Another presentation, this one in the afternoon, will address a topic in good, bad and ugly terms: Drs. Justin Greenleaf and Brent Goertzen on using student teams to create OERs. King highlighted one 800-level leadership studies class that produced chapters for an OER text for 300-level undergraduate students.
The afternoon will also include Maslyn Phoenix, open education librarian at Forsyth Library, and Seung Gutsch, pronounced "sing gooch" (the oo sound rhymes with "due"), instructional designer for the Center for Teaching Excellence and Learning Technologies, will talk about "Finding, Creating, Implementing OERs."
King will open the afternoon round with a presentation on a "New Launch of OER Mini-Grants." The initial rounds of grants were issued so far to encourage faculty members to engage in the hard work necessary to either create open-resource classes or reconfigure existing classes for open resource methods.

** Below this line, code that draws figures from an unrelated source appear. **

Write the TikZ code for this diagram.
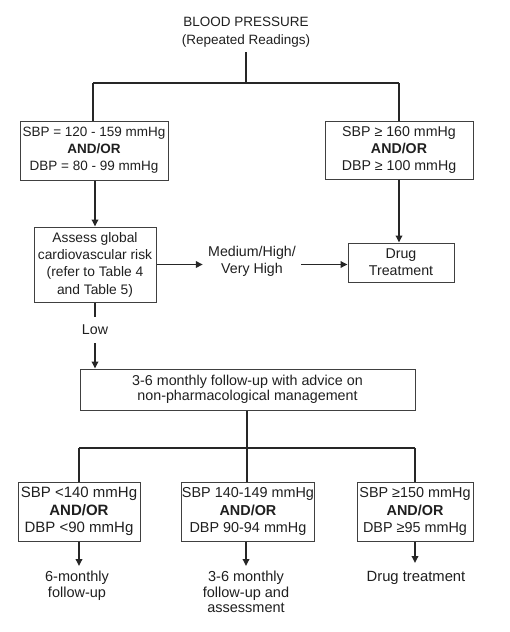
\documentclass[tikz,border=0pt]{standalone}
\usepackage{fontspec}
\setmainfont{Liberation Sans}
\usetikzlibrary{arrows.meta}
\begin{document}
\begin{tikzpicture}[x=1pt,y=-1pt,
  txt/.style={font=\fontsize{14.2}{17}\selectfont, align=center, text=black!88, inner sep=0pt},
  tight/.style={font=\fontsize{14.2}{15.5}\selectfont},
  box/.style={txt, draw=black!75, line width=1pt},
  conn/.style={draw=black!85, line width=1.7pt},
  arr/.style={conn, -{Triangle[length=7pt,width=6.5pt]}}]
\useasboundingbox (0,0) rectangle (510,632);

% title
\node[txt, font=\fontsize{13.5}{18}\selectfont, inner ysep=5pt] (title) at (246,32) {BLOOD PRESSURE\\(Repeated Readings)};

% first level boxes
\node[box, font=\fontsize{13.5}{17}\selectfont, minimum width=148pt, minimum height=59pt] (L1) at (94,150.5) {SBP = 120 - 159 mmHg\\\textbf{AND/OR}\\DBP = 80 - 99 mmHg};
\node[box, minimum width=148pt, minimum height=58pt] (R1) at (399,150) {SBP ≥ 160 mmHg\\\textbf{AND/OR}\\DBP ≥ 100 mmHg};

\coordinate (j0) at (246,83);
\coordinate (jl) at (93,83);
\coordinate (jr) at (399,83);
\draw[conn] (title.south) -- (j0);
\draw[conn] (jl) -- (jr);
\draw[conn] (jl) -- (jl |- L1.north);
\draw[conn] (jr) -- (jr |- R1.north);

% second level
\node[box, font=\fontsize{13.8}{17.3}\selectfont, minimum width=122pt, minimum height=75pt] (A) at (95,264.5) {Assess global\\cardiovascular risk\\(refer to Table 4\\and Table 5)};
\node[box, minimum width=106pt, minimum height=39pt] (D) at (401,262.5) {Drug\\Treatment};
\node[txt, minimum width=98pt] (M) at (252,261) {Medium/High/\\Very High};

\draw[arr] (A.north |- L1.south) -- (A.north);
\draw[arr] (R1.south) -- (R1.south |- D.north);
\draw[arr] (A.east) -- (A.east -| M.west);
\draw[arr] (M.east |- A.east) -- (D.west |- A.east);

% low
\node[txt, minimum height=26pt] (low) at (95,330) {Low};
\node[box, tight, font=\fontsize{14.3}{15.5}\selectfont, minimum width=335pt, minimum height=41pt] (F) at (247.5,389.5) {3-6 monthly follow-up with advice on\\non-pharmacological management};
\draw[conn] (A.south) -- (low.north);
\draw[arr] (low.south) -- (low.south |- F.north);

% third level
\node[box, font=\fontsize{15}{17.5}\selectfont, minimum width=122pt, minimum height=59pt] (B1) at (79,511.5) {SBP <140 mmHg\\\textbf{AND/OR}\\DBP <90 mmHg};
\node[box, font=\fontsize{14.4}{17.5}\selectfont, minimum width=132pt, minimum height=59pt] (B2) at (248,511.5) {SBP 140-149 mmHg\\\textbf{AND/OR}\\DBP 90-94 mmHg};
\node[box, font=\fontsize{14.4}{17.5}\selectfont, minimum width=116pt, minimum height=59pt] (B3) at (415,511.5) {SBP ≥150 mmHg\\\textbf{AND/OR}\\DBP ≥95 mmHg};

\coordinate (k0) at (247,448);
\coordinate (kl) at (79,448);
\coordinate (kr) at (415,448);
\draw[conn] (k0 |- F.south) -- (k0);
\draw[conn] (kl) -- (kr);
\draw[conn] (kl) -- (kl |- B1.north);
\draw[conn] (k0) -- (k0 |- B2.north);
\draw[conn] (kr) -- (kr |- B3.north);

% outcomes
\node[txt, tight, font=\fontsize{14.5}{15.8}\selectfont, inner ysep=5pt, anchor=north] (O1) at (77,566) {6-monthly\\follow-up};
\node[txt, tight, font=\fontsize{14.5}{15.5}\selectfont, inner ysep=5pt, anchor=north] (O2) at (246,566) {3-6 monthly\\follow-up and\\assessment};
\node[txt, font=\fontsize{14.8}{17}\selectfont, inner ysep=8pt, anchor=north] (O3) at (416,563) {Drug treatment};

\draw[arr] (B1.south) -- (B1.south |- O1.north);
\draw[arr] (B2.south -| O2.north) -- (O2.north);
\draw[arr] (B3.south) -- (B3.south |- O3.north);
\end{tikzpicture}
\end{document}
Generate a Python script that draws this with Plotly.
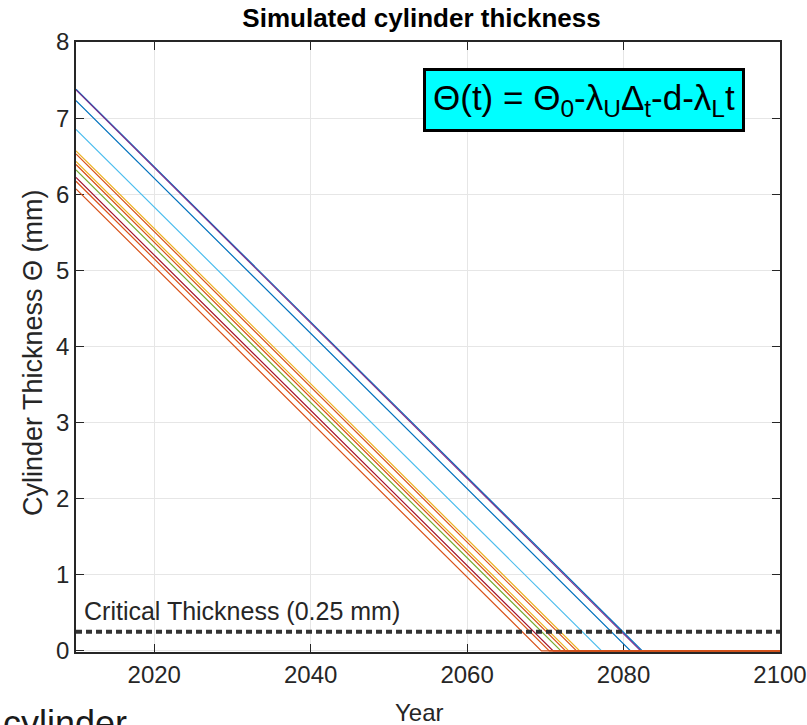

The first round of grants totaled $18,000, said King, and the second round, about to be launched, is $35,000. This round, he said, is intended to encourage early adopters to keep innovating and to generate new developers who will be able to learn from and expand on the lessons of the last year. King emphasized the cost-effectiveness of the grants by noting that the $77,000 in textbook savings in seven classes over the summer and fall of this year resulted from about $5,000 in grants.
Classes using open resources have also increased dramatically since the first in the fall 2013 semester. That class was the only one that semester. Spring 2014 saw five open resource classes, but this fall's class offerings had 143 OER courses.
The university has made a commitment to exploring OER as a way to meet its mission of offering quality education at affordable prices, said King.
In an email encouraging faculty to attend as many of the sessions as possible, Provost Crawford noted that research has shown that one of the main reasons students leave before earning a degree is the expense.
"No news," said Crawford. "Our students often work 20-plus hours per week. Whatever we can do to help control the cost of resources helps our students stay in school and miss fewer classes due to work-related conflicts and fatigue."
He also promised that funding for the mini-grants will be available. "If Dennis runs out of money, I'll find a way to get more funds to support OER adoption."